The only thing left is to specify the quantization function $f$. We want it to have three properties. First of all we would like it to be invertible in order to decompress the image. Of course this is impossible, but we can ask for a function $g$ such that $|y - g(f(y))|$ is somewhat minimized. Secondly, we want $f$ to make the distribution of $Y$ more uniform. And at last we do not want $f$ to account the values we will throw away. In figure~\ref{fig:quantization} three such functions are considered. For the exact details we refer to the implementation. Note that a linear quantization performs very badly.

\begin{figure}
	\begin{subfigure}[b]{0.25\textwidth}
		\centering
		\includegraphics[width=\textwidth]{eindhoven.png}
		\caption{Original}
	\end{subfigure}~
	\begin{subfigure}[b]{0.25\textwidth}
		\centering
		\includegraphics[width=\textwidth]{eindhoven_lin.png}
		\caption{Linear}
	\end{subfigure}~
	\begin{subfigure}[b]{0.25\textwidth}
		\centering
		\includegraphics[width=\textwidth]{eindhoven_log.png}
		\caption{Logarithmic}
	\end{subfigure}~
	\begin{subfigure}[b]{0.25\textwidth}
		\centering
		\includegraphics[width=\textwidth]{eindhoven_sqrt.png}
		\caption{Square root}
	\end{subfigure}
	\caption{Three different methods to quantize the coefficients.}
	\label{fig:quantization}
\end{figure}


\subsection{Parallel implementation}
We have already seen how to perform a two-dimensional wavelet transform in section~\ref{sec:dau}. By parallelizing the one-dimensional case we get one for two dimensions for free.
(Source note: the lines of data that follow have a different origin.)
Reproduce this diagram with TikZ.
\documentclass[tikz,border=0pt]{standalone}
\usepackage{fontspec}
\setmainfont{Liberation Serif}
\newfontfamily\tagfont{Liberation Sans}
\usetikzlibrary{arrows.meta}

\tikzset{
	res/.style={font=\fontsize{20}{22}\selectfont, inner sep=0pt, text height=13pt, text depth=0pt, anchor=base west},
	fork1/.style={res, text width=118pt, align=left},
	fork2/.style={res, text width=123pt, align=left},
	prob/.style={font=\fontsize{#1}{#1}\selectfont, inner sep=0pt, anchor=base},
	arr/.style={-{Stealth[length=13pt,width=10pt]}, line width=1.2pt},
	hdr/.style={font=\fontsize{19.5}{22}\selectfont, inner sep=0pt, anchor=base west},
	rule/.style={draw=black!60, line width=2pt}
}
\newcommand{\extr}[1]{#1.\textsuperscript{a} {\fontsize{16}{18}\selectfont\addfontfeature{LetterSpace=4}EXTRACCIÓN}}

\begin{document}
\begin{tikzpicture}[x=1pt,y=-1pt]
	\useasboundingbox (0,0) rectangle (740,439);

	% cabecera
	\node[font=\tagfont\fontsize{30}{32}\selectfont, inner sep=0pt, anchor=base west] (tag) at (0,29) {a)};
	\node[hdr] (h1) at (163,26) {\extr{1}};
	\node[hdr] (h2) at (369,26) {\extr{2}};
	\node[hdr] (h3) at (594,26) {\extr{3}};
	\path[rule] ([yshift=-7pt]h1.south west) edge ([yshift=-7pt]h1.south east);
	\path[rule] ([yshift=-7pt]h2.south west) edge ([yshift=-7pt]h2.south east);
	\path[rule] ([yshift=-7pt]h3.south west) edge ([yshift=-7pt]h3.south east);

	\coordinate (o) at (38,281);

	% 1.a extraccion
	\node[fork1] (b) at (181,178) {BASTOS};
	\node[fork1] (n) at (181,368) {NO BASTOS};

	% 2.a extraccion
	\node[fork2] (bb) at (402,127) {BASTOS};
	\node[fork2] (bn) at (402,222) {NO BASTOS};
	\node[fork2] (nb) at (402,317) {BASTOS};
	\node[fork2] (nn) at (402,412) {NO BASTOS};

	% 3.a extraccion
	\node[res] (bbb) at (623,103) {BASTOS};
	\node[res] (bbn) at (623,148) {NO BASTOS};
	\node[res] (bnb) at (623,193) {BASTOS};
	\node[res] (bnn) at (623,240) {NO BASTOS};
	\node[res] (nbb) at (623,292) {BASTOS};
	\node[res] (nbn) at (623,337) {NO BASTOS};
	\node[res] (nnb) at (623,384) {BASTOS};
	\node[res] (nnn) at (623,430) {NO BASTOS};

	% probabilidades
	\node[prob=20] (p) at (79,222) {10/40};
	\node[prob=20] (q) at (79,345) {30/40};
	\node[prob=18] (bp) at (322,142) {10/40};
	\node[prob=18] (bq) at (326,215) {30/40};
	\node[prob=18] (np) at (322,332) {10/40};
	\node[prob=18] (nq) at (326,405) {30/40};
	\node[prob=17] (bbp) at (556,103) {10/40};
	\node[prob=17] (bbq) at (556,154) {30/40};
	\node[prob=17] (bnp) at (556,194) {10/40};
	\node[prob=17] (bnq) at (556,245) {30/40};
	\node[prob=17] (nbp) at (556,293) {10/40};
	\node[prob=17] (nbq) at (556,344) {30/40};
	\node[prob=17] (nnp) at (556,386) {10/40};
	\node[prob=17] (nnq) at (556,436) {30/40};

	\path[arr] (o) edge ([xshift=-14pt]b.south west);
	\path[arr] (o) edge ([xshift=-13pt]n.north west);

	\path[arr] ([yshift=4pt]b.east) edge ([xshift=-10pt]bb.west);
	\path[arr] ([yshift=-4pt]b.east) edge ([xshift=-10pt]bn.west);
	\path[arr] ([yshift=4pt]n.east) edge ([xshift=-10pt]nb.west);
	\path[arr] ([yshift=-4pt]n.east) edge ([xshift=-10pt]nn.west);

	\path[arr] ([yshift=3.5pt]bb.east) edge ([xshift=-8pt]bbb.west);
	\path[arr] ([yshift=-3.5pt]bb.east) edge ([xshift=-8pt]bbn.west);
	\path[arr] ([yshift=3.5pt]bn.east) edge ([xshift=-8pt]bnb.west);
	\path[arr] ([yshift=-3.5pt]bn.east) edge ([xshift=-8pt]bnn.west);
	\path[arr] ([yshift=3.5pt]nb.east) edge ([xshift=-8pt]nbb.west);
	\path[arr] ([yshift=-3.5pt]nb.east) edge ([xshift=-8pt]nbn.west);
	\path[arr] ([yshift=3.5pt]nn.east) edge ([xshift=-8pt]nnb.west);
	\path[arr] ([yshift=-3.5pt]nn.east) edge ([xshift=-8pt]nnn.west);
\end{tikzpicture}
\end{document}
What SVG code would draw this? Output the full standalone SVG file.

However, we can do a bit better. There was a slight problem in the parallelization, namely that there was a dedicated processor which had to end the algorithm. With more data at hand we can now do this last step too in parallel. Let $X$ be an image of width $w$ and height $h$ and let $p$ be the number of processors. We divide the image into blocks of size $\frac{w}{p}\times\frac{h}{p}$. We will assign processors to these blocks as shown in figure~\ref{fig:par2d}. When doing the wavelet transform horizontally we will let processor 0 finish the first $\frac{w}{p}$ rows, processor 1 the second $\frac{w}{p}$ rows, and so on. Similarly for the columns. This assignment ensures that all processors will end the algorithm for some rows and columns, hence no processors will be idling.

\begin{figure}
	\centering
	\includegraphics{2dpar}
	\caption{Assignment of blocks to processors 0, 1, 2 and 3}
	\label{fig:par2d}
\end{figure}

The sequential cost of the algorithm is $28wh$, as we have to perform the wavelet in both directions. Most part of the analysis of the previous section still holds. Let us consider doing the wavelet horizontally for each row, instead of sending $C_m$ words in each step, we now have to send $\frac{h}{p}C_m$ words and so on. Almost every term in the cost analysis is multiplied by $\frac{h}{p}$, except for the factors of $l$, as we do not have to synchronize more often (we only have to send bigger chunks of data). Doing this in both directions yields the cost of the parallel two-dimensional wavelet transform:
\begin{align*}
	T &= 14\frac{h}{p}D_m^H + 14\frac{h}{p}p + \frac{1}{m}\logt(\frac{w}{p})(\frac{h}{p}C_m^Hg+l) + 2(p-1)\frac{h}{p}g + 2l \quad\text{ (horizontal part)}\\
	  &+ 14\frac{w}{p}D_m^V + 14\frac{w}{p}p + \frac{1}{m}\logt(\frac{h}{p})(\frac{w}{p}C_m^Vg+l) + 2(p-1)\frac{w}{p}g + 2l \quad\text{ (vertical part)}
\end{align*}
where the $(-)^H$ and $(-)^V$ decorations indicate the \emph{horizontal} and \emph{vertical} constant (recall that the constant $D_m$ depended on $n$). If $n=w=h$ and $m=1$, we can simplify this to:
\[ T = 28\frac{n^2}{p} + 28n + 2\logt(\frac{n}{p})(2\frac{n}{p}g+l) + 4(p-1)\frac{n}{p}g + 4l \text{ flops}, \]
compared to the $28n^2$ flops of the sequential algorithm.